---- SOURCE DATA

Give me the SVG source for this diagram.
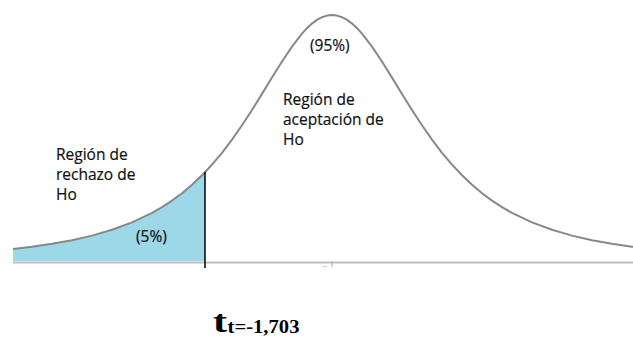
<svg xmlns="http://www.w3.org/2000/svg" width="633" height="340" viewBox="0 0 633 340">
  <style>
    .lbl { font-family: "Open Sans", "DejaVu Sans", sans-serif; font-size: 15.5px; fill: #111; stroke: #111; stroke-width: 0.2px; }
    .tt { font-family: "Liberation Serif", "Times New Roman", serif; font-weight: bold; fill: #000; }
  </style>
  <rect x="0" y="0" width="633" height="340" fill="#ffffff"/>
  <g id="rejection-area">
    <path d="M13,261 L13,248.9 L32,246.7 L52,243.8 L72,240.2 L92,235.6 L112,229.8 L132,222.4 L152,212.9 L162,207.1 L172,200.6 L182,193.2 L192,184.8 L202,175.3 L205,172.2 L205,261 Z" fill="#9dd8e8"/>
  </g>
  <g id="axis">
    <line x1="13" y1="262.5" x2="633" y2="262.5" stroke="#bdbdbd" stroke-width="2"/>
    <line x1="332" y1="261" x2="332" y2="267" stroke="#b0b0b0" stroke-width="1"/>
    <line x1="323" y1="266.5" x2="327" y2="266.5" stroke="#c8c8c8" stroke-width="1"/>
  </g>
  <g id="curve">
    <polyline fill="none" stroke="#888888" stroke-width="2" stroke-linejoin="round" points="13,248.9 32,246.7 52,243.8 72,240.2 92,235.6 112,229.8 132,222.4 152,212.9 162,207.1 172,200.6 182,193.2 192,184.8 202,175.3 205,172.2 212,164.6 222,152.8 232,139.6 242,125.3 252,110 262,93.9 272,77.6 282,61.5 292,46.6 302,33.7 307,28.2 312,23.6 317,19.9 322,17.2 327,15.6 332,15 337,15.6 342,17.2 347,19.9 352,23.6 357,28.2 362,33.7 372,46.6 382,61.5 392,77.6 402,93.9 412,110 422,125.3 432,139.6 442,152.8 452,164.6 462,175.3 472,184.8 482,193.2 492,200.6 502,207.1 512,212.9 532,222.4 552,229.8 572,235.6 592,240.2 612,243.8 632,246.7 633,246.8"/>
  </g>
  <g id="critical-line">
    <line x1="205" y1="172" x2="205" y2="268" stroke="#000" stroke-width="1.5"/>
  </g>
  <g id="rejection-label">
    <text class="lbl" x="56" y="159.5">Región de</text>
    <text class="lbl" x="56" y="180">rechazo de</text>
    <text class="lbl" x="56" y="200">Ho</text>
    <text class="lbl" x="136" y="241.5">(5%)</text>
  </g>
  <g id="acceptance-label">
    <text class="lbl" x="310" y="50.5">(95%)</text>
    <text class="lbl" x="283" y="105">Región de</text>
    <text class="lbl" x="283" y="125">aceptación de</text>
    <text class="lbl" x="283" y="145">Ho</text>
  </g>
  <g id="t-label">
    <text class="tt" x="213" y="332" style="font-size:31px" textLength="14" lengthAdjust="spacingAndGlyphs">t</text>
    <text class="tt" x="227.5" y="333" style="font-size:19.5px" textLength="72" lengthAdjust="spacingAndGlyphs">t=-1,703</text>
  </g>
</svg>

--------

Without including any pictures, reproduce the listing exactly.

Give me the SVG source for this diagram.
<svg xmlns="http://www.w3.org/2000/svg" width="633" height="340" viewBox="0 0 633 340">
  <style>
    .lbl { font-family: "Open Sans", "DejaVu Sans", sans-serif; font-size: 15.5px; fill: #111; stroke: #111; stroke-width: 0.2px; }
    .tt { font-family: "Liberation Serif", "Times New Roman", serif; font-weight: bold; fill: #000; }
  </style>
  <rect x="0" y="0" width="633" height="340" fill="#ffffff"/>
  <g id="rejection-area">
    <path d="M13,261 L13,248.9 L32,246.7 L52,243.8 L72,240.2 L92,235.6 L112,229.8 L132,222.4 L152,212.9 L162,207.1 L172,200.6 L182,193.2 L192,184.8 L202,175.3 L205,172.2 L205,261 Z" fill="#9dd8e8"/>
  </g>
  <g id="axis">
    <line x1="13" y1="262.5" x2="633" y2="262.5" stroke="#bdbdbd" stroke-width="2"/>
    <line x1="332" y1="261" x2="332" y2="267" stroke="#b0b0b0" stroke-width="1"/>
    <line x1="323" y1="266.5" x2="327" y2="266.5" stroke="#c8c8c8" stroke-width="1"/>
  </g>
  <g id="curve">
    <polyline fill="none" stroke="#888888" stroke-width="2" stroke-linejoin="round" points="13,248.9 32,246.7 52,243.8 72,240.2 92,235.6 112,229.8 132,222.4 152,212.9 162,207.1 172,200.6 182,193.2 192,184.8 202,175.3 205,172.2 212,164.6 222,152.8 232,139.6 242,125.3 252,110 262,93.9 272,77.6 282,61.5 292,46.6 302,33.7 307,28.2 312,23.6 317,19.9 322,17.2 327,15.6 332,15 337,15.6 342,17.2 347,19.9 352,23.6 357,28.2 362,33.7 372,46.6 382,61.5 392,77.6 402,93.9 412,110 422,125.3 432,139.6 442,152.8 452,164.6 462,175.3 472,184.8 482,193.2 492,200.6 502,207.1 512,212.9 532,222.4 552,229.8 572,235.6 592,240.2 612,243.8 632,246.7 633,246.8"/>
  </g>
  <g id="critical-line">
    <line x1="205" y1="172" x2="205" y2="268" stroke="#000" stroke-width="1.5"/>
  </g>
  <g id="rejection-label">
    <text class="lbl" x="56" y="159.5">Región de</text>
    <text class="lbl" x="56" y="180">rechazo de</text>
    <text class="lbl" x="56" y="200">Ho</text>
    <text class="lbl" x="136" y="241.5">(5%)</text>
  </g>
  <g id="acceptance-label">
    <text class="lbl" x="310" y="50.5">(95%)</text>
    <text class="lbl" x="283" y="105">Región de</text>
    <text class="lbl" x="283" y="125">aceptación de</text>
    <text class="lbl" x="283" y="145">Ho</text>
  </g>
  <g id="t-label">
    <text class="tt" x="213" y="332" style="font-size:31px" textLength="14" lengthAdjust="spacingAndGlyphs">t</text>
    <text class="tt" x="227.5" y="333" style="font-size:19.5px" textLength="72" lengthAdjust="spacingAndGlyphs">t=-1,703</text>
  </g>
</svg>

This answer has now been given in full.